__Records supplied__

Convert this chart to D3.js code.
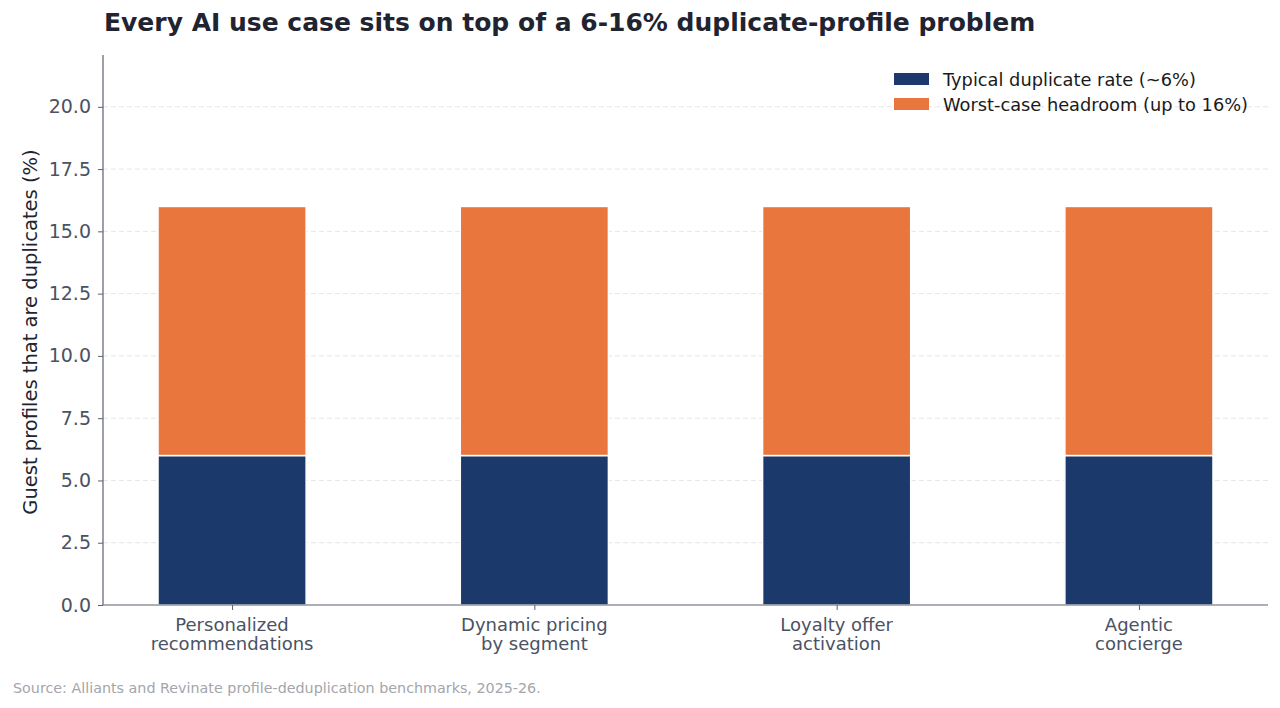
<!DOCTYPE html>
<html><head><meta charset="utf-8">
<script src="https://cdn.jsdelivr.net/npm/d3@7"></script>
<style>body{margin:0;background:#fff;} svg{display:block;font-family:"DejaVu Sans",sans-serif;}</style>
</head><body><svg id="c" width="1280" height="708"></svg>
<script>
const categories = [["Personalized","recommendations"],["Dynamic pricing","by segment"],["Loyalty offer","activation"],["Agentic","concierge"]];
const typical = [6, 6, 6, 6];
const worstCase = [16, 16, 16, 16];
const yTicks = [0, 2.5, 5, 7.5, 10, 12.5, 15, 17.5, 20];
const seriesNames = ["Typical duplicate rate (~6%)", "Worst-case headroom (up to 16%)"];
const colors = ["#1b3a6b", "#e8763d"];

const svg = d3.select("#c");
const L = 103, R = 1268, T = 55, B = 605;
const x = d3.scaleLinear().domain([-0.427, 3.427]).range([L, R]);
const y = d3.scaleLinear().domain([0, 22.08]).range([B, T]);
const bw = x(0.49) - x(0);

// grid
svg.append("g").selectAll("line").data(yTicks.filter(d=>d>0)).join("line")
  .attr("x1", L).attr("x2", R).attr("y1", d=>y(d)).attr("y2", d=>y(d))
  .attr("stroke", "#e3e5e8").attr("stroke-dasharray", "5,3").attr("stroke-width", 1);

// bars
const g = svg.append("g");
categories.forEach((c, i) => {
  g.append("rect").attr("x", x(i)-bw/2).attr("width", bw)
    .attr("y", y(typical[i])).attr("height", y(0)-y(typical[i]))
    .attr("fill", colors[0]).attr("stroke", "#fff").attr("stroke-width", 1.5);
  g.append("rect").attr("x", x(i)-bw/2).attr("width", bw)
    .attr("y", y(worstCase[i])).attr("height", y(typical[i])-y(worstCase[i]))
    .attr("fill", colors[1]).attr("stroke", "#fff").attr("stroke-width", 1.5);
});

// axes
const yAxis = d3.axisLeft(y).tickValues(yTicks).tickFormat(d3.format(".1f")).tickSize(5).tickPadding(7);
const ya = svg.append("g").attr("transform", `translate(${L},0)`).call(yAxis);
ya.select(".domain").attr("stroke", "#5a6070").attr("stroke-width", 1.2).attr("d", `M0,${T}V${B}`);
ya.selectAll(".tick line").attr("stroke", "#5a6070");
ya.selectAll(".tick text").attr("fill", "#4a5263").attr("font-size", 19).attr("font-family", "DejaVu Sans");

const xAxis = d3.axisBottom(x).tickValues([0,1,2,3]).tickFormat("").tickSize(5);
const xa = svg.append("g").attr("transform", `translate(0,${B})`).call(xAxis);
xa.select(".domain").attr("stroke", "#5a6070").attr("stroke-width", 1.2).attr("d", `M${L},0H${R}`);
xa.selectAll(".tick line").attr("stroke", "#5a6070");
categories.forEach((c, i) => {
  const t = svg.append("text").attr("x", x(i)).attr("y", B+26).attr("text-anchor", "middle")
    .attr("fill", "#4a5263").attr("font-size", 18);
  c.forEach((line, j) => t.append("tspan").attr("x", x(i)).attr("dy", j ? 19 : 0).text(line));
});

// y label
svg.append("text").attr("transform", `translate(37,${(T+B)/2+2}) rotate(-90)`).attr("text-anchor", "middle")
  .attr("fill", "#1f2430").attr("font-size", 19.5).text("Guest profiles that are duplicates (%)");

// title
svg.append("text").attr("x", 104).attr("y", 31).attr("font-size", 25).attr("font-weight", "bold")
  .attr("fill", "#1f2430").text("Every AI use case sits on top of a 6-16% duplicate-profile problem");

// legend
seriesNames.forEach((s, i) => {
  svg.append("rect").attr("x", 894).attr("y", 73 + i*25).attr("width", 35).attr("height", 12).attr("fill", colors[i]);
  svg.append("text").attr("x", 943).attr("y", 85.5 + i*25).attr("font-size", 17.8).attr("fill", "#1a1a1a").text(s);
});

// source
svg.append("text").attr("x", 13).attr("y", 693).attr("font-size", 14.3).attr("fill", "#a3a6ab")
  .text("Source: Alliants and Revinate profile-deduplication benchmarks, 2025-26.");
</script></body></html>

--

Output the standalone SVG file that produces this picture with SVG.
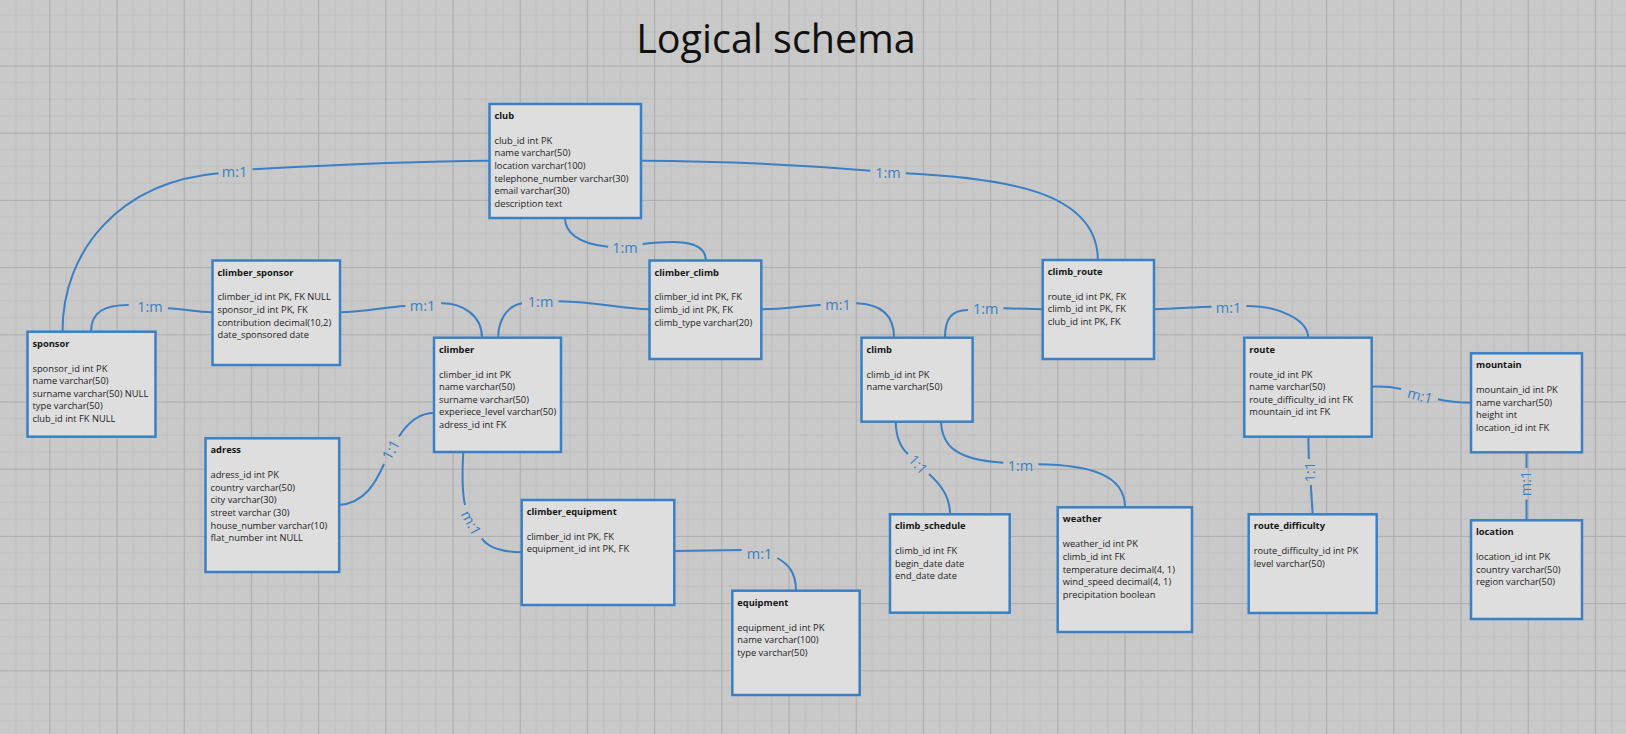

...

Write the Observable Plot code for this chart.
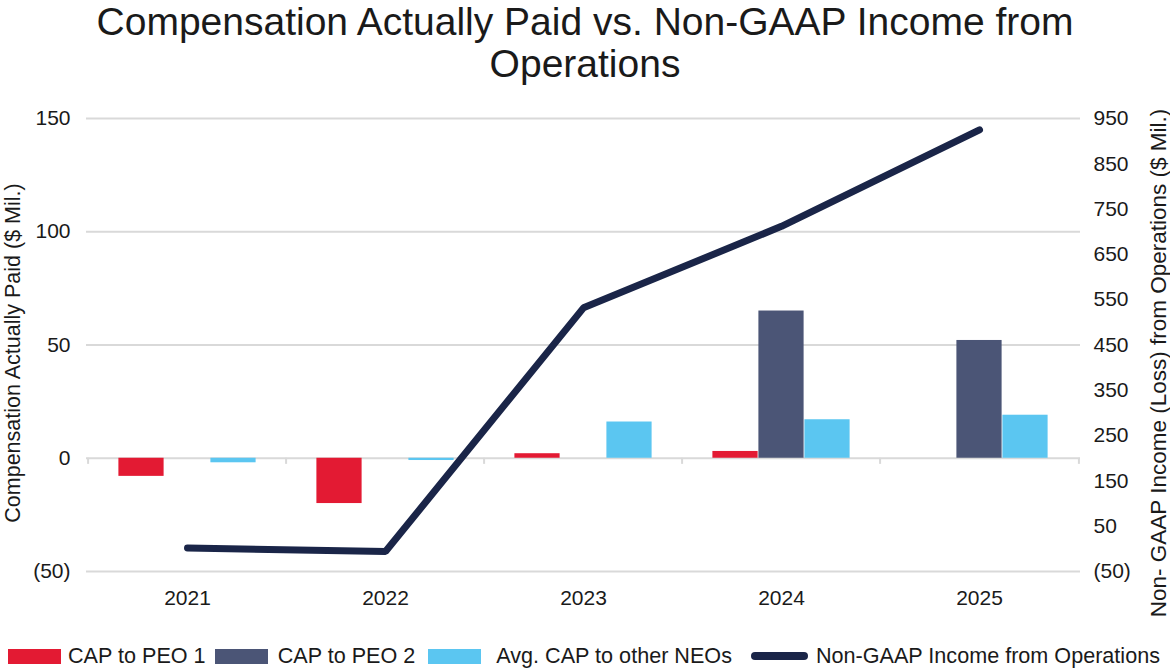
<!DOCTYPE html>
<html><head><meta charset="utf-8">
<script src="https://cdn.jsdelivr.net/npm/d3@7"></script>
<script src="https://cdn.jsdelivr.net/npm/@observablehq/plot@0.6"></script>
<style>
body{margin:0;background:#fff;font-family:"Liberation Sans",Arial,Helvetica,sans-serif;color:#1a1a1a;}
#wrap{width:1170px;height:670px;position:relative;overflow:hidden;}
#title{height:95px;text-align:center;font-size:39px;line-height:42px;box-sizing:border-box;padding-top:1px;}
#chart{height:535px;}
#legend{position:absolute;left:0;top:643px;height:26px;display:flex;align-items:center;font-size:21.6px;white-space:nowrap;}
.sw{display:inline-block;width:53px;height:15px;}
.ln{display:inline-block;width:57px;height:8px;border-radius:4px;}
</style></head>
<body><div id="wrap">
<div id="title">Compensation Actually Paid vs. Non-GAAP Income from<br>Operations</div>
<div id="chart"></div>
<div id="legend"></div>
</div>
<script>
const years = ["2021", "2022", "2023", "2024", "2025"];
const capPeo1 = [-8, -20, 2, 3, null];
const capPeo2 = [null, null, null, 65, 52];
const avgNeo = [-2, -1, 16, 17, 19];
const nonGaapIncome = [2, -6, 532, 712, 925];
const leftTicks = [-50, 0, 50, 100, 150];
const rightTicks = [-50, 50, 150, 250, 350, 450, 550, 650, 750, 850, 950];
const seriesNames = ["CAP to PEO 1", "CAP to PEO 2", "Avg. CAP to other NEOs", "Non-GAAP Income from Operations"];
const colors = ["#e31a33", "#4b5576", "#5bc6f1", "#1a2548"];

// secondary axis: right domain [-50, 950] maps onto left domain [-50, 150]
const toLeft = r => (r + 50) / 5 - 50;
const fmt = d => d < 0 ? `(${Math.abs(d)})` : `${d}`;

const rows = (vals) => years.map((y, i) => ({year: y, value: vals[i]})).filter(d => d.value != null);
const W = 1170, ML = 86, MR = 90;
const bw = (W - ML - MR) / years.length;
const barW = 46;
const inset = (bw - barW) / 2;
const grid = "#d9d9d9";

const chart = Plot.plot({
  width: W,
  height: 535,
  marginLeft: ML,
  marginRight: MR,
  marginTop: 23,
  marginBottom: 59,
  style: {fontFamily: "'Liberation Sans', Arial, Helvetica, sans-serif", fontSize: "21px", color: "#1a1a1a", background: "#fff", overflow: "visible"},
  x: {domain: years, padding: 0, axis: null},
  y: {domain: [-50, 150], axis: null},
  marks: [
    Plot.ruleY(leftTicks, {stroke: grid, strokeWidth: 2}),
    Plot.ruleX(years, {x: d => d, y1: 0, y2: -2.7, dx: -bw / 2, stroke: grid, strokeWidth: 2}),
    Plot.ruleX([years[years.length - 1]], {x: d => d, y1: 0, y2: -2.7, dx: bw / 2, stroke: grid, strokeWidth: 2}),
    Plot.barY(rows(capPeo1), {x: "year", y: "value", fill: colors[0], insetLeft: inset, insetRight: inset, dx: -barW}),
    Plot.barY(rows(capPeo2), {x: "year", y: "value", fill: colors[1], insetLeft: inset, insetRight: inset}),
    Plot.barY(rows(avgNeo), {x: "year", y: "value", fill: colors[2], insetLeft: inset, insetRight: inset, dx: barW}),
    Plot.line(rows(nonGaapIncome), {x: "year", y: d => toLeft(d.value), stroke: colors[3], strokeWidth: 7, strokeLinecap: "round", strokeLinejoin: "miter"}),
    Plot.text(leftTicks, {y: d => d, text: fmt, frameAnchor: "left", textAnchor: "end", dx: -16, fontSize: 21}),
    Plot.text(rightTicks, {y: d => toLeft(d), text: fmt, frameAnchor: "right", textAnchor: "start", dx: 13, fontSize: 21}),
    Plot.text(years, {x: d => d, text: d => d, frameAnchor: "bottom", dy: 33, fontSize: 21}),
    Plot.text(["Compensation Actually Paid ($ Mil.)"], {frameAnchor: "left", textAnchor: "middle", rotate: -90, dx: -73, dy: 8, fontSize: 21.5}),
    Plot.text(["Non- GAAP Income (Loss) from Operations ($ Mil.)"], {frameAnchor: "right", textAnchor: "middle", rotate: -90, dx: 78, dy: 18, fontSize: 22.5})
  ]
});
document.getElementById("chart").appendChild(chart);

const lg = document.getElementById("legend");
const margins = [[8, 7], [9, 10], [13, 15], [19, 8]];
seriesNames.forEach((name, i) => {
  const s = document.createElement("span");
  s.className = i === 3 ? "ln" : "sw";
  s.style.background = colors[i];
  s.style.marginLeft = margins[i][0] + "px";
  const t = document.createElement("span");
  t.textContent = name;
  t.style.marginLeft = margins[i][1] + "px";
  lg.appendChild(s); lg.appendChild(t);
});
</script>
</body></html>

__Set problem__
Copy and report every line where the word "code" is present.

__Answer below__
Convert this chart to D3.js code.
Write the Observable Plot code for this chart.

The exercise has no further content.